### Task
Repeat everything from the first line of the listing below through the line that contains "0.150,0.175,0.200,0.250,0.300,0.400,0.500,0.700,1.000];", exactly. Leave out pictures.

### Dataset extract
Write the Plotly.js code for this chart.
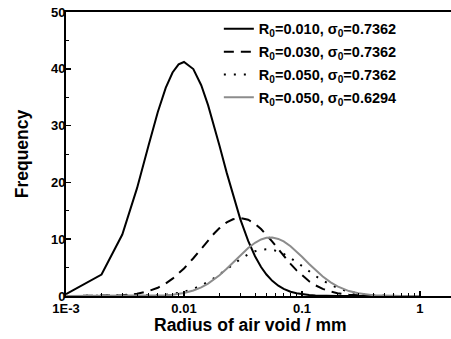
<!DOCTYPE html>
<html>
<head>
<meta charset="utf-8">
<script src="https://cdn.plot.ly/plotly-3.0.1.min.js"></script>
<style>
html,body{margin:0;padding:0;background:#fff;}
#chart{width:451px;height:339px;}
</style>
</head>
<body>
<div id="chart"></div>
<script>
// Radius of air void (mm)
const radius = [0.001,0.002,0.003,0.004,0.005,0.006,0.007,0.008,0.009,0.010,
  0.012,0.014,0.016,0.018,0.020,0.023,0.026,0.030,0.035,0.040,
  0.045,0.050,0.056,0.063,0.070,0.080,0.090,0.100,0.115,0.130,
  0.150,0.175,0.200,0.250,0.300,0.400,0.500,0.700,1.000];

// R0=0.010, sigma0=0.7362
const freqR010 = [0.31,3.78,10.82,18.99,26.45,32.39,36.63,39.35,40.78,41.2,
  39.96,37.11,33.60,29.96,26.45,21.72,17.74,13.53,9.69,7.00,
  5.11,3.78,2.67,1.81,1.25,0.76,0.48,0.31,0.17,0.10,
  0.05,0.02,0.01,0,0,0,0,0,0];
// R0=0.030, sigma0=0.7362
const freqR030 = [0,0.02,0.12,0.38,0.85,1.45,2.2,3.05,3.95,4.85,
  6.65,8.35,9.8,11.0,11.95,12.95,13.5,13.73,13.43,12.72,
  11.80,10.79,9.59,8.26,7.08,5.65,4.51,3.61,2.59,1.89,
  1.26,0.78,0.50,0.22,0.10,0.03,0.01,0,0];
// R0=0.050, sigma0=0.7362
const freqR050a = [0,0,0.01,0.02,0.06,0.13,0.23,0.37,0.55,0.76,
  1.26,1.85,2.49,3.15,3.80,4.72,5.55,6.48,7.33,7.87,
  8.16,8.24,8.14,7.84,7.42,6.72,5.99,5.29,4.34,3.55,
  2.71,1.94,1.40,0.76,0.43,0.15,0.06,0.01,0];
// R0=0.050, sigma0=0.6294
const freqR050b = [0,0,0,0.01,0.03,0.06,0.13,0.22,0.35,0.52,
  0.96,1.52,2.18,2.90,3.66,4.79,5.88,7.17,8.46,9.37,
  9.95,10.24,10.29,10.05,9.60,8.76,7.83,6.91,5.65,4.58,
  3.44,2.41,1.70,0.87,0.47,0.15,0.06,0.01,0];

const seriesNames = [
  'R<sub>0</sub>=0.010, σ<sub>0</sub>=0.7362',
  'R<sub>0</sub>=0.030, σ<sub>0</sub>=0.7362',
  'R<sub>0</sub>=0.050, σ<sub>0</sub>=0.7362',
  'R<sub>0</sub>=0.050, σ<sub>0</sub>=0.6294'
];
const xTickVals = [0.001,0.01,0.1,1];
const xTickText = ['1E-3','0.01','0.1','1'];
const yTickVals = [0,10,20,30,40,50];
const xTitle = 'Radius of air void / mm';
const yTitle = 'Frequency';

const FONT = 'Liberation Sans, Arial, Helvetica, sans-serif';

const traces = [
  {x: radius, y: freqR010, name: seriesNames[0], legendgroup:'a', mode:'lines',
   line:{color:'#000000', width:2}},
  {x: radius, y: freqR030, name: seriesNames[1], legendgroup:'b', mode:'lines',
   line:{color:'#000000', width:2, dash:'10px,7px'}},
  {x: radius, y: freqR050a, name: seriesNames[2], legendgroup:'c', mode:'lines',
   line:{color:'#000000', width:2, dash:'2px,8px'}},
  {x: radius, y: freqR050b, name: seriesNames[3], legendgroup:'d', mode:'lines',
   line:{color:'#8c8c8c', width:2}}
];

const layout = {
  width: 451, height: 339,
  margin: {l:66, r:0, t:12, b:43, pad:0},
  paper_bgcolor:'#ffffff', plot_bgcolor:'#ffffff',
  font: {family: FONT, color:'#000', size:13, weight:'bold'},
  showlegend: true,
  legend: {x:0.397, y:0.997, xanchor:'left', yanchor:'top',
    bgcolor:'rgba(0,0,0,0)', borderwidth:0,
    font:{family:FONT, size:14.5, weight:'bold', color:'#000'},
    tracegroupgap: 1, traceorder:'grouped'},
  xaxis: {
    type:'log', range:[-3, 0.263], autorange:false,
    showgrid:false, zeroline:false,
    showline:true, linecolor:'#000', linewidth:2, mirror:true,
    ticks:'inside', ticklen:5, tickwidth:1.5, tickcolor:'#000',
    ticklabelstandoff:-1,
    tickvals:xTickVals, ticktext:xTickText,
    tickfont:{family:FONT, size:13, weight:'bold', color:'#000'},
    minor:{ticks:'inside', ticklen:3, tickwidth:1, tickcolor:'#000', dtick:'D1', showgrid:false}
  },
  yaxis: {
    range:[0,50], autorange:false,
    showgrid:false, zeroline:false,
    showline:true, linecolor:'#000', linewidth:2, mirror:false,
    ticks:'inside', ticklen:5, tickwidth:1.5, tickcolor:'#000',
    ticklabelstandoff:-4,
    tickvals:yTickVals,
    tickfont:{family:FONT, size:13, weight:'bold', color:'#000'},
    minor:{ticks:'inside', ticklen:3, tickwidth:1, tickcolor:'#000', dtick:5, showgrid:false},
    title:{text:yTitle, standoff:18,
      font:{family:FONT, size:17.5, weight:'bold', color:'#000'}}
  },
  annotations: [
    {text:xTitle, xref:'paper', yref:'paper', x:0.4805, y:-0.1021,
     xanchor:'center', yanchor:'middle', showarrow:false,
     font:{family:FONT, size:17.5, weight:'bold', color:'#000'}}
  ]
};

Plotly.newPlot('chart', traces, layout, {staticPlot:true, displayModeBar:false});
</script>
</body>
</html>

### Finished task
Write the Plotly.js code for this chart.
<!DOCTYPE html>
<html>
<head>
<meta charset="utf-8">
<script src="https://cdn.plot.ly/plotly-3.0.1.min.js"></script>
<style>
html,body{margin:0;padding:0;background:#fff;}
#chart{width:451px;height:339px;}
</style>
</head>
<body>
<div id="chart"></div>
<script>
// Radius of air void (mm)
const radius = [0.001,0.002,0.003,0.004,0.005,0.006,0.007,0.008,0.009,0.010,
  0.012,0.014,0.016,0.018,0.020,0.023,0.026,0.030,0.035,0.040,
  0.045,0.050,0.056,0.063,0.070,0.080,0.090,0.100,0.115,0.130,
  0.150,0.175,0.200,0.250,0.300,0.400,0.500,0.700,1.000];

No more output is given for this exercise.